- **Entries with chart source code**
###
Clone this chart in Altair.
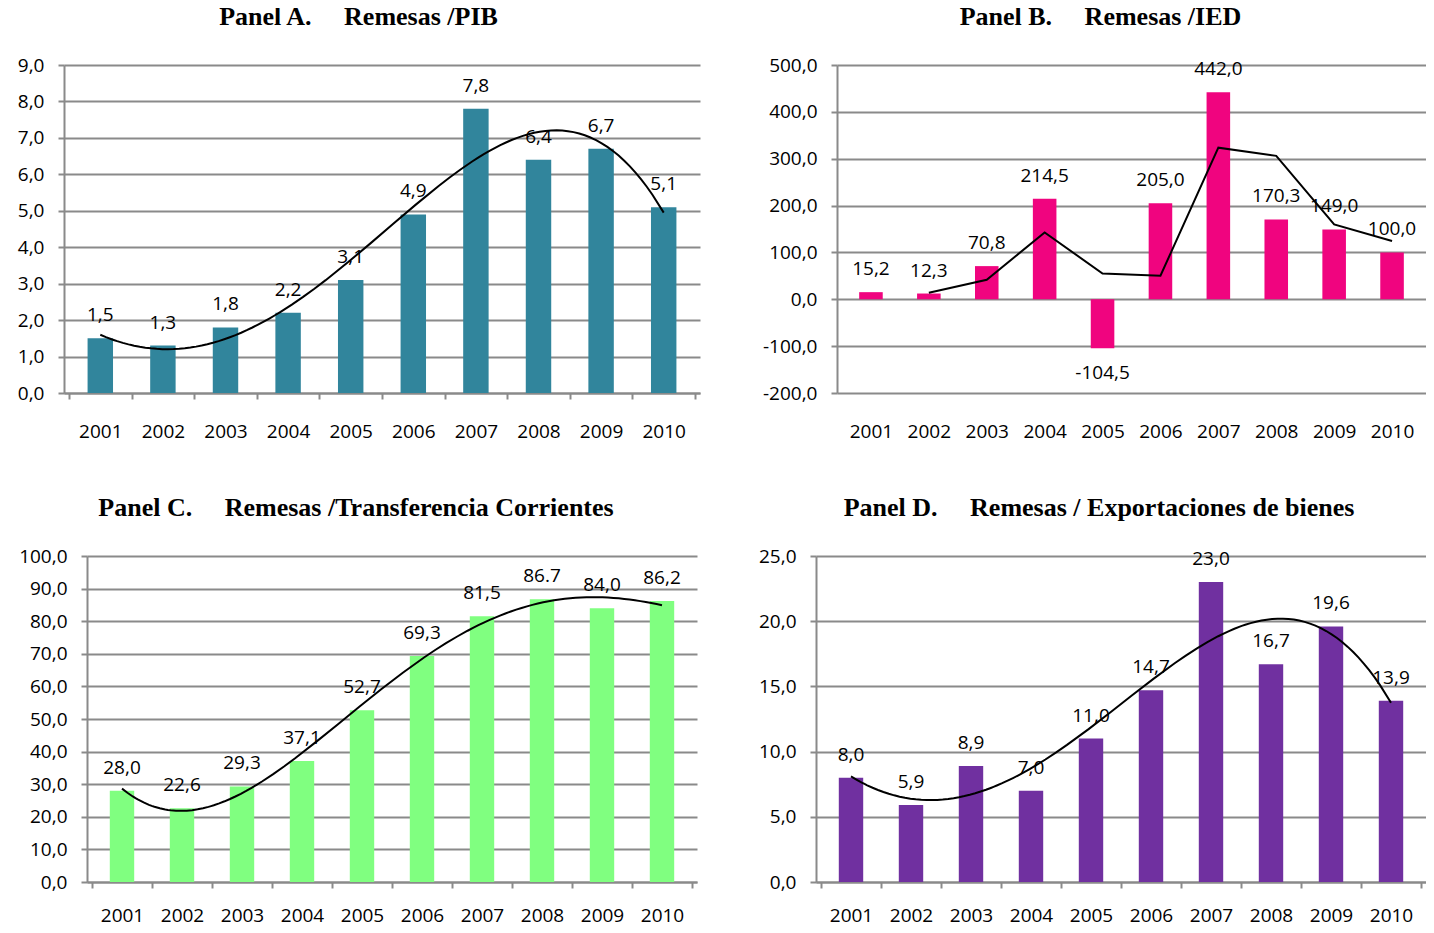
import altair as alt
import pandas as pd

years = [2001, 2002, 2003, 2004, 2005, 2006, 2007, 2008, 2009, 2010]

pib = [1.5, 1.3, 1.8, 2.2, 3.1, 4.9, 7.8, 6.4, 6.7, 5.1]
pib_labels = ["1,5", "1,3", "1,8", "2,2", "3,1", "4,9", "7,8", "6,4", "6,7", "5,1"]

ied = [15.2, 12.3, 70.8, 214.5, -104.5, 205.0, 442.0, 170.3, 149.0, 100.0]
ied_labels = ["15,2", "12,3", "70,8", "214,5", "-104,5", "205,0", "442,0", "170,3", "149,0", "100,0"]

transf = [28.0, 22.6, 29.3, 37.1, 52.7, 69.3, 81.5, 86.7, 84.0, 86.2]
transf_labels = ["28,0", "22,6", "29,3", "37,1", "52,7", "69,3", "81,5", "86.7", "84,0", "86,2"]

export = [8.0, 5.9, 8.9, 7.0, 11.0, 14.7, 23.0, 16.7, 19.6, 13.9]
export_labels = ["8,0", "5,9", "8,9", "7,0", "11,0", "14,7", "23,0", "16,7", "19,6", "13,9"]

FONT = "Open Sans"
FS = 19
SERIF = "Liberation Serif"
GRID = "#8a8a8a"
SP = "\u00a0" * 5
LABEL_EXPR = "replace(replace(format(datum.value, '.1f'), '.', ','), '\u2212', '-')"
BASE_YEAR = 2000

centers = [y - BASE_YEAR for y in years]
edges = [c - 0.5 for c in centers] + [centers[-1] + 0.5]
xticks = sorted(centers + edges)


def panel(values, labels, color, title, ymin, ymax, step, width, height, extent,
          trend="poly", title_dx=0, shift=0, title_offset=5, xpad=23):
    df = pd.DataFrame({"year": years, "v": values, "label": labels})
    base = alt.Chart(df).transform_calculate(t=f"datum.year - {BASE_YEAR}")
    yscale = alt.Scale(domain=[ymin, ymax], nice=False, zero=False)
    ticks = [ymin + i * step for i in range(int(round((ymax - ymin) / step)) + 1)]
    yaxis = alt.Axis(
        title=None, values=ticks, labelExpr=LABEL_EXPR, grid=True,
        gridColor=GRID, gridWidth=2, domainColor=GRID, domainWidth=2,
        tickColor=GRID, tickWidth=2, tickSize=6, labelPadding=14,
        labelFont=FONT, labelFontSize=FS, labelColor="#000000",
        labelOverlap=False, labelFlush=False,
        minExtent=extent, maxExtent=extent, offset=shift,
    )
    xscale = alt.Scale(domain=[edges[0], edges[-1]], range=[-shift, width],
                       nice=False, zero=False)
    neg_present = ymin < 0
    xaxis = alt.Axis(
        title=None, values=xticks, labelAngle=0, labelFont=FONT,
        labelExpr=f"datum.value % 1 == 0 ? '' + (datum.value + {BASE_YEAR}) : ''",
        labelFontSize=FS, labelColor="#000000",
        labelPadding=xpad + 6 if neg_present else xpad,
        labelOverlap=False, labelFlush=False,
        domain=not neg_present, domainColor=GRID, domainWidth=2,
        ticks=not neg_present, tickColor=GRID, tickWidth=2, tickSize=6,
        tickOpacity={"condition": {"test": "datum.value % 1 == 0", "value": 0},
                     "value": 1},
        grid=False,
    )
    xenc = alt.X("t:Q", scale=xscale, axis=xaxis)
    yenc = alt.Y("v:Q", scale=yscale, axis=yaxis)
    bar_w = 0.4 * (width + shift) / len(years)
    bars = base.mark_bar(color=color, size=bar_w).encode(x=xenc, y=yenc)
    pos = base.transform_filter("datum.v >= 0").mark_text(
        dy=-23, baseline="middle", font=FONT, fontSize=FS, color="#000000"
    ).encode(x=xenc, y=yenc, text="label:N")
    neg = base.transform_filter("datum.v < 0").mark_text(
        dy=25, baseline="middle", font=FONT, fontSize=FS, color="#000000"
    ).encode(x=xenc, y=yenc, text="label:N")

    if trend == "poly":
        line = base.transform_regression(
            "t", "v", method="poly", order=4
        ).mark_line(color="black", strokeWidth=2).encode(x=xenc, y=yenc)
    else:
        line = base.transform_window(
            ma="mean(v)", frame=[-1, 0], sort=[alt.SortField("year")]
        ).transform_filter(f"datum.year > {years[0]}").mark_line(
            color="black", strokeWidth=2
        ).encode(
            x=xenc,
            y=alt.Y("ma:Q", scale=yscale, axis=yaxis),
        )
    return alt.layer(bars, pos, neg, line).properties(
        width=width, height=height,
        title=alt.TitleParams(
            title, font=SERIF, fontSize=26, fontWeight="bold", color="#000000",
            anchor="middle", baseline="alphabetic", offset=title_offset,
            dx=title_dx,
        ),
    )


pa = panel(pib, pib_labels, "#31859C", "Panel A." + SP + "Remesas /PIB",
           0, 9, 1, 613, 328, 56, "poly", -35, shift=23)
pb = panel(ied, ied_labels, "#F0047F", "Panel B." + SP + "Remesas /IED",
           -200, 500, 100, 589, 328, 87, "ma", -31)
pc = panel(transf, transf_labels, "#80FF80",
           "Panel C." + SP + "Remesas /Transferencia Corrientes",
           0, 100, 10, 610, 326, 79, "poly", -36, xpad=18)
pd_ = panel(export, export_labels, "#7030A0",
            "Panel D." + SP + "Remesas / Exportaciones de bienes",
            0, 25, 5, 610, 326, 66, "poly", -22, xpad=18)

chart = alt.concat(
    pa, pb, pc, pd_, columns=2, align="none",
    spacing={"row": 54, "column": 27},
).properties(
    padding={"left": 0, "top": -4, "right": 0, "bottom": 0},
    background="white",
).configure_view(stroke=None)

chart.save("out.html", embed_options={"renderer": "svg", "actions": False})
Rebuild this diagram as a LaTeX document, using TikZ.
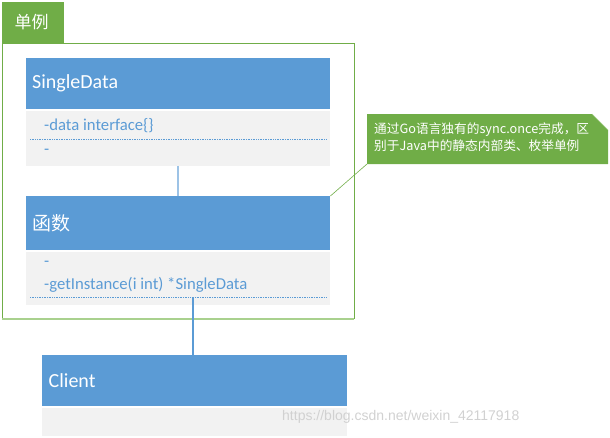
\documentclass[tikz,border=0pt]{standalone}
\usepackage{fontspec}
\setmainfont{Carlito}
\newfontfamily\cjk{Noto Sans CJK SC}
\newfontfamily\wmfont{Liberation Sans}
\usepackage{xcolor}
\usetikzlibrary{positioning}

\definecolor{grp}{HTML}{70AD47}
\definecolor{grplight}{HTML}{A9D18E}
\definecolor{hdrblue}{HTML}{5B9BD5}
\definecolor{linkblue}{HTML}{9DC3E6}
\definecolor{bodygray}{HTML}{F2F2F2}

\begin{document}
\begin{tikzpicture}[x=1pt,y=-1pt,
 hdr/.style={fill=hdrblue,text=white,anchor=north west,minimum width=304pt,
  text width=292pt,align=left,inner sep=6pt,font=\fontsize{20}{24}\selectfont},
 body/.style={fill=bodygray,minimum width=304pt,inner sep=0pt},
 member/.style={anchor=west,text=hdrblue,inner sep=0pt,font=\fontsize{16.7}{20}\selectfont},
 sep/.style={hdrblue,densely dotted,line width=0.7pt}]
\useasboundingbox (0,0) rectangle (610,437);
% group frame and tab
\fill[grp] (2,2) rectangle (64,43);
\node[text=white,anchor=west,font=\cjk\fontsize{17}{20}\selectfont] (tab) at (11,22) {单例};
\draw[grp,line width=1pt] (2,319) -- (2,43) -- (354,43) -- (354,319);
\draw[grplight,line width=2pt] (2,319) -- (354,319);
% SingleData
\node[hdr,minimum height=51pt] (sd) at (26,58) {SingleData};
\node[body,minimum height=55pt,below=1pt of sd] (sdbody) {};
\node[member] (sdattr) at (44,126) {-data interface\{\}};
\draw[sep] (30,139) -- (326,139);
\node[member] (sdop) at (44,152) {-};
% functions
\node[hdr,minimum height=54pt,font=\cjk\fontsize{19}{23}\selectfont] (fn) at (26,196) {函数};
\node[body,minimum height=53pt,below=1pt of fn] (fnbody) {};
\node[member] (fnattr) at (44,264) {-};
\node[member] (fnop) at (44,285) {-getInstance(i int) *SingleData};
\draw[sep] (30,297) -- (326,297);
\coordinate (fnsep) at (193,297);
% client
\node[hdr,minimum height=51pt,minimum width=305pt] (client) at (42,355) {Client};
\node[body,minimum height=28pt,minimum width=305pt,below=1pt of client] (clientbody) {};
% links
\draw[linkblue,line width=2pt] (sdbody.south) -- (fn.north);
\draw[hdrblue,line width=1.5pt] (fnsep) -- (fnsep |- client.north);
% note
\fill[grp] (367,114) -- (592,114) -- (608,130) -- (608,164) -- (367,164) -- cycle;
\draw[grplight,line width=0.6pt] (592,114) -- (608,130);
\node[anchor=north west,text=white,align=left,inner sep=0pt,
 font=\cjk\fontsize{12.7}{17}\selectfont] (note) at (374,123)
 {通过Go语言独有的sync.once完成，区\\别于Java中的静态内部类、枚举单例};
\coordinate (notetip) at (367,164);
\draw[grp,line width=0.6pt] (notetip) -- (fn.north east);
% watermark
\node[anchor=west,text=black!18,inner sep=0pt,font=\wmfont\fontsize{14}{17}\selectfont] (wm) at (282,417) {https://blog.csdn.net/weixin\_42117918};
\end{tikzpicture}
\end{document}
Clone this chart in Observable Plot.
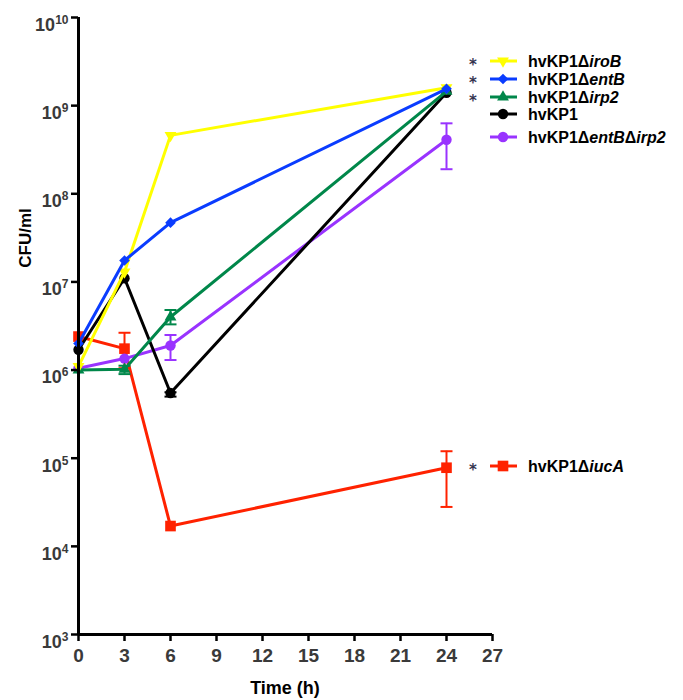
###
- **WRITTEN PROBLEM**
Which lines contain "Clone"? Show each of them.

- **RESPONSE TO THE EXERCISE**
Clone this chart in Altair.
Clone this chart in Observable Plot.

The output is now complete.